From two-dimensional to three-dimensional desorption
Traditional solar-driven desorption requires sorbents to be directly exposed to sunlight. This limits the amount of sorbent that can be deployed within a given illuminated area.
The thermal-battery approach removes this restriction. Because stored heat—not direct sunlight—drives desorption, multiple water-generation units can be vertically stacked and operated simultaneously.
The authors describe this transition as a shift from:
two-dimensional solar desorption
to three-dimensional spatially parallel desorption
A custom multilayer system demonstrated an estimated output of:
≈1.95 gwater/gMOF/day
This is an important system-level advantage because it improves spatial utilization and creates opportunities for compact decentralized water generators.
Heat-transfer design controls performance
Thermal imaging and numerical simulations showed that the success of the system depends strongly on efficient heat transfer between the thermal battery and the MOF layer.

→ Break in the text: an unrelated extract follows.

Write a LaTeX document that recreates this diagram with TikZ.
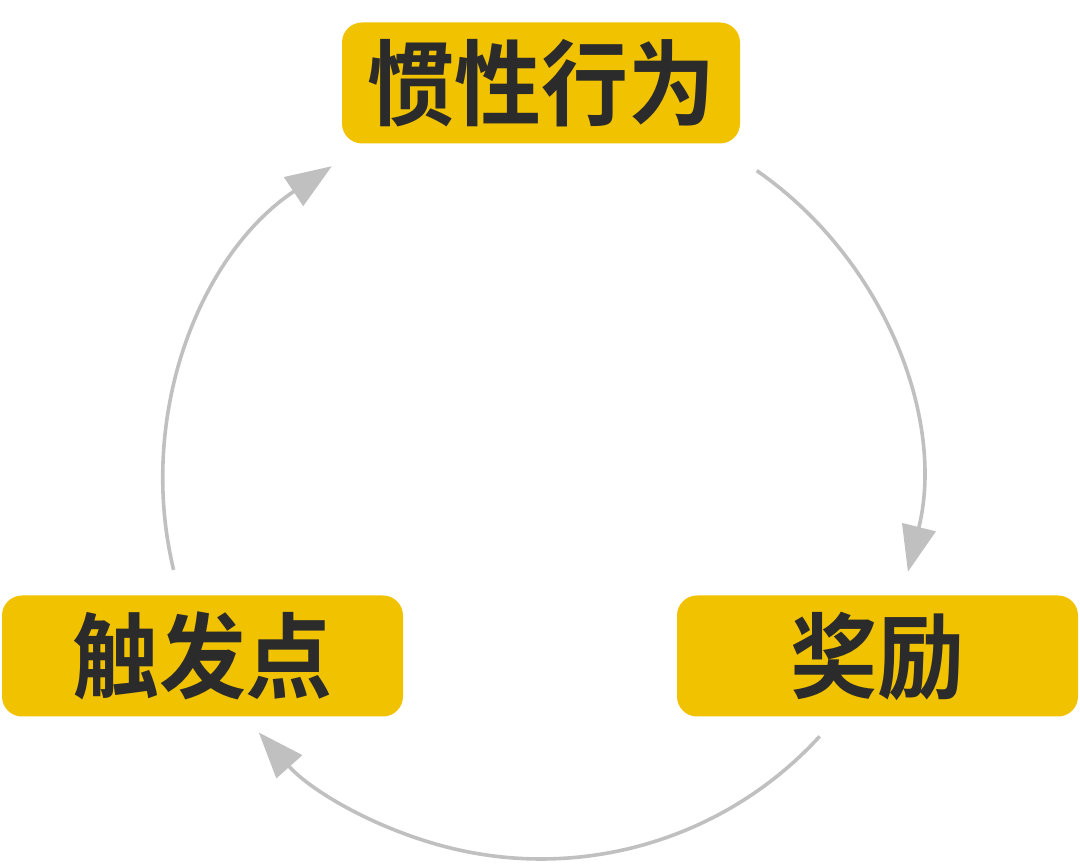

The experimental and simulated MOF temperatures differed by:
less than 3% overall
less than 0.7% during phase change
The simulations identified several important design parameters:
greater phase-change enthalpy increases stored energy
higher CPCM density increases volumetric energy storage
higher CPCM thermal conductivity accelerates heat delivery
higher MOF-layer thermal conductivity improves heat absorption
direct contact between the thermal battery and sorbent is critical
low-conductivity insulation around the thermal battery minimizes heat loss
Introducing even a small air gap weakened thermal conduction and significantly reduced the MOF temperature during desorption.
Practical limitations and opportunities
The system is best suited to arid regions with:
low nighttime humidity constraints
strong daytime solar radiation
limited access to grid electricity
In high-humidity but low-sunlight regions, thermal charging may be insufficient to raise the CPCM above its phase-change temperature. The authors suggest using solar concentrators to improve charging under weak-light conditions.
The concept could also be adapted to other MOFs. The paper identifies:
MOF-801 for sub-30% RH environments
Al-Fum for conditions above 30% RH
MIL-101(Cr) for conditions above 40% RH
These material choices could allow the thermal-storage platform to be tuned for different climates.
Key findings
Solar energy can be stored during the day and used for nighttime water desorption.
The thermal battery reached a photothermal conversion efficiency of 87.99%.
MOF-303 captured about 0.41–0.43 g/g across 20–40% RH.
More than 78% of captured water was released within 30 minutes.
The theoretical nighttime output reached 3.8 gwater/gMOF/day.
Nighttime operation improved yield by 171% relative to daytime-only MOF operation.
Thermal storage enables vertically stacked, three-dimensional desorption systems.
Direct contact and high thermal conductivity are critical for rapid regeneration.
Takeaway
The central innovation of this work is not a new sorbent, but a new way of managing solar energy.
Instead of requiring sunlight and desorption to occur at the same time, the system separates them:
sunlight is collected during the day, stored as latent heat, and used to generate water at night.
This approach extends the operating window of atmospheric water harvesters, reduces dependence on electrical heating, and opens a pathway toward compact, stacked, and round-the-clock AWH systems.